(WORK REQUIRED) Will you write out the data exactly, excluding every picture?

(DATA SECTION)
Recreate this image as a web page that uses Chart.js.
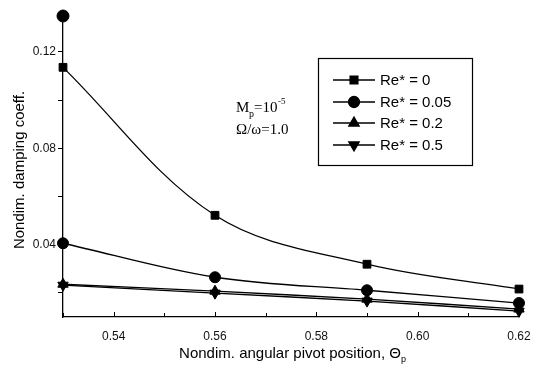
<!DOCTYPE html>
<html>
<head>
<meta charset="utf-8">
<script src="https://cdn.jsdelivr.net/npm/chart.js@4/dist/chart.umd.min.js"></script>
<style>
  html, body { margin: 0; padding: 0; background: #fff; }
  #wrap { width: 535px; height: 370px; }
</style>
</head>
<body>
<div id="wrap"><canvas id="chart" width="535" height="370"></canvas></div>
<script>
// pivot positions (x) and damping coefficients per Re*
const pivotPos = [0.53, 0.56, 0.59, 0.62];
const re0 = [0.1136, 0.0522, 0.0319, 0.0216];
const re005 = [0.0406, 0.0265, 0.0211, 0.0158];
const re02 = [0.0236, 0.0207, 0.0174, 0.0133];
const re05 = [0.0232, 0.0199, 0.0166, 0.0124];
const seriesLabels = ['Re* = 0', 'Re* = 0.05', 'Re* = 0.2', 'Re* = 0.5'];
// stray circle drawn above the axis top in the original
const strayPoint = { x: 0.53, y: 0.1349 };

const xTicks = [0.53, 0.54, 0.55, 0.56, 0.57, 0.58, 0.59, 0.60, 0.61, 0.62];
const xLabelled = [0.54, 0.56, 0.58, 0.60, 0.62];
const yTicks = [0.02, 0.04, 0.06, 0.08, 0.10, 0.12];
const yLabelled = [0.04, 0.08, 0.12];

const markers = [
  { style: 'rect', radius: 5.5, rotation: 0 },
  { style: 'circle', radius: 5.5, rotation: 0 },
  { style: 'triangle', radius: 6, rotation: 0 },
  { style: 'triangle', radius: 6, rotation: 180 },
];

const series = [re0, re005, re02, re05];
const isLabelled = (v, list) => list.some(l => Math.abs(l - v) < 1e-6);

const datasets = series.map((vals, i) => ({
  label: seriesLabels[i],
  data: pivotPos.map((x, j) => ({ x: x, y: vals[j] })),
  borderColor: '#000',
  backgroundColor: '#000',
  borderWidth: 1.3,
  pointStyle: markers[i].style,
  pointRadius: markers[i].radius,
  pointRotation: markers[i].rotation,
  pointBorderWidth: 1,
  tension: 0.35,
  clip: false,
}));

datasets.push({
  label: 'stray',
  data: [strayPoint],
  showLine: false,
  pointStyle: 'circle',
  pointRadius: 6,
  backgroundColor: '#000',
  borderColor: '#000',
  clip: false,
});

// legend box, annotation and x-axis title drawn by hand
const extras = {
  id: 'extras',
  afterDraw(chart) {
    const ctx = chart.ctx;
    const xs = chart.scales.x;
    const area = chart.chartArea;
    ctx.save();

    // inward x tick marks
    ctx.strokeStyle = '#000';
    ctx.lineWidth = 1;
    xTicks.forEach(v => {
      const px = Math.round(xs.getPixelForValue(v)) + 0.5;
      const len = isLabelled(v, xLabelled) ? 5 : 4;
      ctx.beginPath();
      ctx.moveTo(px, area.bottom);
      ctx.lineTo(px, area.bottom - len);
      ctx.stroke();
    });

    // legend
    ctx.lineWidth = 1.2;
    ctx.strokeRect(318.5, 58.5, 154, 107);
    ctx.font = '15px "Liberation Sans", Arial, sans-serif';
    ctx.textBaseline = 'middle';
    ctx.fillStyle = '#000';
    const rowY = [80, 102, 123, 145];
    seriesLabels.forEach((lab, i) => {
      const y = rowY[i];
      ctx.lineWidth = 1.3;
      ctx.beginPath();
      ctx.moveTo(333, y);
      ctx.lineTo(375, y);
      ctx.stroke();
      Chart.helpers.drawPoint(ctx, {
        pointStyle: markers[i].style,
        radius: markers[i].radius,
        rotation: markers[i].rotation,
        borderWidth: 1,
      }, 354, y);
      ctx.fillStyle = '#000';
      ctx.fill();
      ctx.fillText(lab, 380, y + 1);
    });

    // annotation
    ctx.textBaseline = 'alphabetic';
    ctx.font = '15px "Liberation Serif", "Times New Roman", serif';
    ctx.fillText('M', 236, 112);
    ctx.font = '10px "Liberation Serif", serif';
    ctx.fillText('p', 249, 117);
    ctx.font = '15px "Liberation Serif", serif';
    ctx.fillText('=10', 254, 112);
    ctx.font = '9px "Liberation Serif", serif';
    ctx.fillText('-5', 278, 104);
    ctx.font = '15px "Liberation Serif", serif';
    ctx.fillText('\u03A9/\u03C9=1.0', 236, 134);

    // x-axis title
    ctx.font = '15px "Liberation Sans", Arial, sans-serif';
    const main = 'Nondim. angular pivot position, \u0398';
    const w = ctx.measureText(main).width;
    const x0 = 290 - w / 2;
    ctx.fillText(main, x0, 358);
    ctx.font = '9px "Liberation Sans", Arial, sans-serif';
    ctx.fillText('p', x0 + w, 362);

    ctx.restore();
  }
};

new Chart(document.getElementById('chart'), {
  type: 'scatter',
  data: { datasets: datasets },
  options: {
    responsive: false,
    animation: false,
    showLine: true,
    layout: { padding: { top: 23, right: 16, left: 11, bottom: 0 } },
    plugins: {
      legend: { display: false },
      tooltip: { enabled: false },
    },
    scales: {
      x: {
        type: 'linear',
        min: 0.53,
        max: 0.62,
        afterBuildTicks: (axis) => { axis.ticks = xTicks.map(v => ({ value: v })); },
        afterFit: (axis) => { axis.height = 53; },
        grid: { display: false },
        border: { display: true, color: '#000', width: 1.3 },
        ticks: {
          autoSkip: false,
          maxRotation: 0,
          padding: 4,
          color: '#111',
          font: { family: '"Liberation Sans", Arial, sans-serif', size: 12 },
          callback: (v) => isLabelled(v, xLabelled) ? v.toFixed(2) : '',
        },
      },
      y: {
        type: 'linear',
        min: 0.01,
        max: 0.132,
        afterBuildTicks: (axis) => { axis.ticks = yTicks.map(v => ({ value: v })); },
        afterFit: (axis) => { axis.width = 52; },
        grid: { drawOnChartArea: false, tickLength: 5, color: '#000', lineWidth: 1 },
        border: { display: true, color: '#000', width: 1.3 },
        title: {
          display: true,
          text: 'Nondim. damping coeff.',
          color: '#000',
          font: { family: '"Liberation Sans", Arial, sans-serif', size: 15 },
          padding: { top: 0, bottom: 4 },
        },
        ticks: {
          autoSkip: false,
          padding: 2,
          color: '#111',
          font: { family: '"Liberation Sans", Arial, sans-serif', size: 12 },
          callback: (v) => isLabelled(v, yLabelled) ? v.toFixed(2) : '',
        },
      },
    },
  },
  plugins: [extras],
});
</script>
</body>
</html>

(ANSWER IN FULL)
Recreate this image as a web page that uses Chart.js.
<!DOCTYPE html>
<html>
<head>
<meta charset="utf-8">
<script src="https://cdn.jsdelivr.net/npm/chart.js@4/dist/chart.umd.min.js"></script>
<style>
  html, body { margin: 0; padding: 0; background: #fff; }
  #wrap { width: 535px; height: 370px; }
</style>
</head>
<body>
<div id="wrap"><canvas id="chart" width="535" height="370"></canvas></div>
<script>
// pivot positions (x) and damping coefficients per Re*
const pivotPos = [0.53, 0.56, 0.59, 0.62];
const re0 = [0.1136, 0.0522, 0.0319, 0.0216];
const re005 = [0.0406, 0.0265, 0.0211, 0.0158];
const re02 = [0.0236, 0.0207, 0.0174, 0.0133];
const re05 = [0.0232, 0.0199, 0.0166, 0.0124];
const seriesLabels = ['Re* = 0', 'Re* = 0.05', 'Re* = 0.2', 'Re* = 0.5'];
// stray circle drawn above the axis top in the original
const strayPoint = { x: 0.53, y: 0.1349 };

const xTicks = [0.53, 0.54, 0.55, 0.56, 0.57, 0.58, 0.59, 0.60, 0.61, 0.62];
const xLabelled = [0.54, 0.56, 0.58, 0.60, 0.62];
const yTicks = [0.02, 0.04, 0.06, 0.08, 0.10, 0.12];
const yLabelled = [0.04, 0.08, 0.12];

const markers = [
  { style: 'rect', radius: 5.5, rotation: 0 },
  { style: 'circle', radius: 5.5, rotation: 0 },
  { style: 'triangle', radius: 6, rotation: 0 },
  { style: 'triangle', radius: 6, rotation: 180 },
];

const series = [re0, re005, re02, re05];
const isLabelled = (v, list) => list.some(l => Math.abs(l - v) < 1e-6);

const datasets = series.map((vals, i) => ({
  label: seriesLabels[i],
  data: pivotPos.map((x, j) => ({ x: x, y: vals[j] })),
  borderColor: '#000',
  backgroundColor: '#000',
  borderWidth: 1.3,
  pointStyle: markers[i].style,
  pointRadius: markers[i].radius,
  pointRotation: markers[i].rotation,
  pointBorderWidth: 1,
  tension: 0.35,
  clip: false,
}));

datasets.push({
  label: 'stray',
  data: [strayPoint],
  showLine: false,
  pointStyle: 'circle',
  pointRadius: 6,
  backgroundColor: '#000',
  borderColor: '#000',
  clip: false,
});

// legend box, annotation and x-axis title drawn by hand
const extras = {
  id: 'extras',
  afterDraw(chart) {
    const ctx = chart.ctx;
    const xs = chart.scales.x;
    const area = chart.chartArea;
    ctx.save();

    // inward x tick marks
    ctx.strokeStyle = '#000';
    ctx.lineWidth = 1;
    xTicks.forEach(v => {
      const px = Math.round(xs.getPixelForValue(v)) + 0.5;
      const len = isLabelled(v, xLabelled) ? 5 : 4;
      ctx.beginPath();
      ctx.moveTo(px, area.bottom);
      ctx.lineTo(px, area.bottom - len);
      ctx.stroke();
    });

    // legend
    ctx.lineWidth = 1.2;
    ctx.strokeRect(318.5, 58.5, 154, 107);
    ctx.font = '15px "Liberation Sans", Arial, sans-serif';
    ctx.textBaseline = 'middle';
    ctx.fillStyle = '#000';
    const rowY = [80, 102, 123, 145];
    seriesLabels.forEach((lab, i) => {
      const y = rowY[i];
      ctx.lineWidth = 1.3;
      ctx.beginPath();
      ctx.moveTo(333, y);
      ctx.lineTo(375, y);
      ctx.stroke();
      Chart.helpers.drawPoint(ctx, {
        pointStyle: markers[i].style,
        radius: markers[i].radius,
        rotation: markers[i].rotation,
        borderWidth: 1,
      }, 354, y);
      ctx.fillStyle = '#000';
      ctx.fill();
      ctx.fillText(lab, 380, y + 1);
    });

    // annotation
    ctx.textBaseline = 'alphabetic';
    ctx.font = '15px "Liberation Serif", "Times New Roman", serif';
    ctx.fillText('M', 236, 112);
    ctx.font = '10px "Liberation Serif", serif';
    ctx.fillText('p', 249, 117);
    ctx.font = '15px "Liberation Serif", serif';
    ctx.fillText('=10', 254, 112);
    ctx.font = '9px "Liberation Serif", serif';
    ctx.fillText('-5', 278, 104);
    ctx.font = '15px "Liberation Serif", serif';
    ctx.fillText('\u03A9/\u03C9=1.0', 236, 134);

    // x-axis title
    ctx.font = '15px "Liberation Sans", Arial, sans-serif';
    const main = 'Nondim. angular pivot position, \u0398';
    const w = ctx.measureText(main).width;
    const x0 = 290 - w / 2;
    ctx.fillText(main, x0, 358);
    ctx.font = '9px "Liberation Sans", Arial, sans-serif';
    ctx.fillText('p', x0 + w, 362);

    ctx.restore();
  }
};

new Chart(document.getElementById('chart'), {
  type: 'scatter',
  data: { datasets: datasets },
  options: {
    responsive: false,
    animation: false,
    showLine: true,
    layout: { padding: { top: 23, right: 16, left: 11, bottom: 0 } },
    plugins: {
      legend: { display: false },
      tooltip: { enabled: false },
    },
    scales: {
      x: {
        type: 'linear',
        min: 0.53,
        max: 0.62,
        afterBuildTicks: (axis) => { axis.ticks = xTicks.map(v => ({ value: v })); },
        afterFit: (axis) => { axis.height = 53; },
        grid: { display: false },
        border: { display: true, color: '#000', width: 1.3 },
        ticks: {
          autoSkip: false,
          maxRotation: 0,
          padding: 4,
          color: '#111',
          font: { family: '"Liberation Sans", Arial, sans-serif', size: 12 },
          callback: (v) => isLabelled(v, xLabelled) ? v.toFixed(2) : '',
        },
      },
      y: {
        type: 'linear',
        min: 0.01,
        max: 0.132,
        afterBuildTicks: (axis) => { axis.ticks = yTicks.map(v => ({ value: v })); },
        afterFit: (axis) => { axis.width = 52; },
        grid: { drawOnChartArea: false, tickLength: 5, color: '#000', lineWidth: 1 },
        border: { display: true, color: '#000', width: 1.3 },
        title: {
          display: true,
          text: 'Nondim. damping coeff.',
          color: '#000',
          font: { family: '"Liberation Sans", Arial, sans-serif', size: 15 },
          padding: { top: 0, bottom: 4 },
        },
        ticks: {
          autoSkip: false,
          padding: 2,
          color: '#111',
          font: { family: '"Liberation Sans", Arial, sans-serif', size: 12 },
          callback: (v) => isLabelled(v, yLabelled) ? v.toFixed(2) : '',
        },
      },
    },
  },
  plugins: [extras],
});
</script>
</body>
</html>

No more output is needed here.